Wednesday, June 29, 2011

Christians Get Depressed Too by David P. Murray

This was one of my new Kindle books. I was hoping for a lot more. Oddly, the first thing I read when I got this book was the appendix. I don't usually read appendices at all, but this one was really good. Mr. Murray wrote a really good article about how Christians should view secular science. He said that we should not take everything we hear, see and read as Gospel truth. Instead, we should be steeped in the knowledge of the Word of God and view everything we see through the lens of Scripture. How great is that?

Then I went back and read the book. In many ways the book was very good. It did a good job of pointing out various characters in the Bible who suffered from depression for various reasons. Mr. Murray had spend many years with depressed people and so he knew what depression was. The down side was that other than observing that Biblical characters were depressed, he almost totally took the non-Christian medical model as the standard for explaining depression.

He said over and over again that depression and anxiety should be viewed as a medical condition rather than as a result of sin or of sin itself. He never addressed the fact that the Bible specifically commands us not to be anxious (Mt. 6:25-34; 10:19; 1 Cor. 7:32; Phil 4:8). Even in those situations in the Bible when people are depressed he didn't ever examine the contexts of those cases and see if sin was involved in any way. He just mentioned them and went on to tell Christians that depression is primarily a medical, biological and chemical problem. I don't know what happened to the lens.

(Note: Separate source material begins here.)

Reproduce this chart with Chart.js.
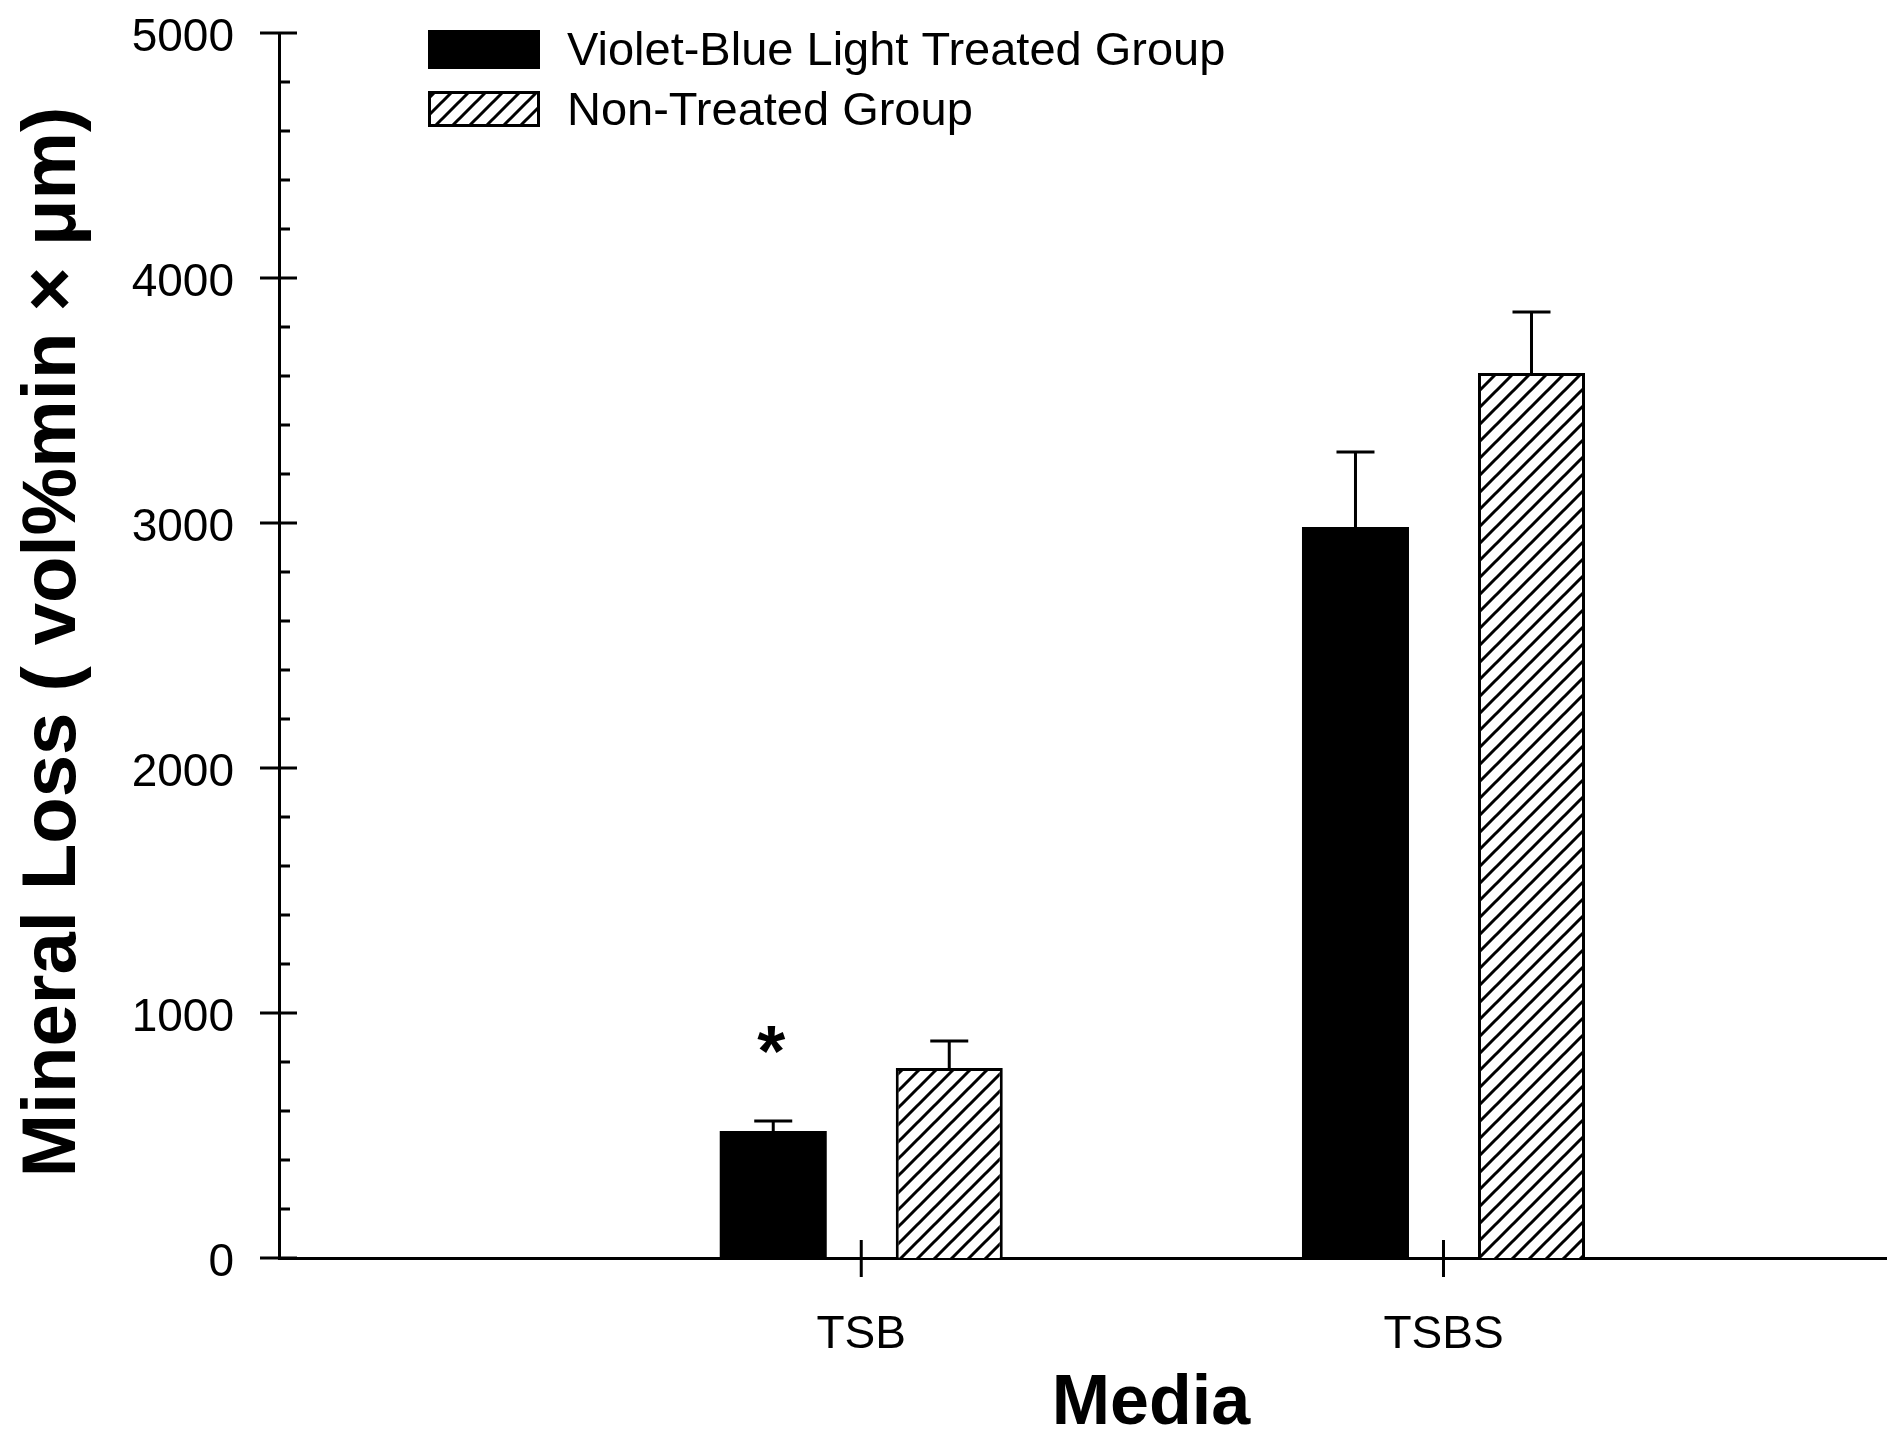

I always find it interesting, even when reading specifically non-Christian literature on so called mental disorders, how often they are compared to clearly physical diseases. For example, Mr. Murray, on several occasions compared depression with polio, diabetes, and cancer. He said that we should think of depression in the same way we think of those kinds of physical maladies. But then when he went on to talk about how to "treat" depression, he mentioned examining yourself to see where the depression came from, confessing any sin in your life, making restitution where it is needed, and walking with God. But that is not how you treat cancer. You try to find it and kill it. You don't change your behavior to avoid polio, you get a shot. If you were to take a person off the street and give him a simple blood test, you could tell him, when the tests results came in, whether he had diabetes or not. It is testable. You can test for cancer. You can test for polio. With depression where is the test? It is a completely different animal from a disease.

Am I saying that depression is not a chemical, biological and physical event in a person's life? Not at all. I know that depression has physical components, but I also know that when you ask the question, "What was going on in your life when the depression first hit you?" and the person always comes up with some stressful event I would look at the event, or the response to the event before I would begin pumping the person full of an anti-depressant.

There are aspects to this that are not even about the difference between a Biblical Counselor and non-Christian counselor. This is simple logic. Even after Mr. Murray explained that the problem is first chemical and biological, he goes on to help the depressed person eliminate sinful responses and behaviors from the person's life. He says it is chemical, but then treats it as if it were not chemical.

There is one area in all this I tend to agree with Mr. Murray. He said that people are different from one another. I'm with him on that. He also said that different people's bodies react differently to different kinds of stimulation. I'm with him on this too. Some people get ulcers from worry. Some people get heart attacks, when others have strokes, when others get various forms of dementia. People are different, we're all dying, all falling apart in different ways. I'm with him on this. And some people get depressed when others, going through the same life events, don't. I'm there with him too. His conclusion is that therefore depression is unavoidable and just comes on some folks and not on others. On this last point, the jury is out on. There is no proof that anyone gets depressed independently from the things going on around them. And even if there was proof, given the world we live in, it would be the exception, not the rule.

This means that even if some people do get depressed apart from anything else going on in their lives, this should not be the first thing we think when we seek to minister to them. It should be in the back of our minds, but not the assumption that Mr. Murray is suggesting. The vast majority of people who come to us for counsel concerning depression are depressed for reasons other than that their body is falling apart. Their bodies are falling apart and maybe even because of the depression, but usually there are things going on with them. These things that are going on with them are usually related to handling the situations of their lives in unwise and sinful ways. They are often angry, bitter, hurt, in grief, or a myriad of other things, all piled up and crushing the person into bitterness.

Overall the book was thought provoking, but I disagree with the premises and with Mr. Murray's attempt to apply what he said about viewing non-Christian science through the lens of Scripture. It didn't appear that he read his own appendix before writing his book. I would love to discuss these things with him in person some time.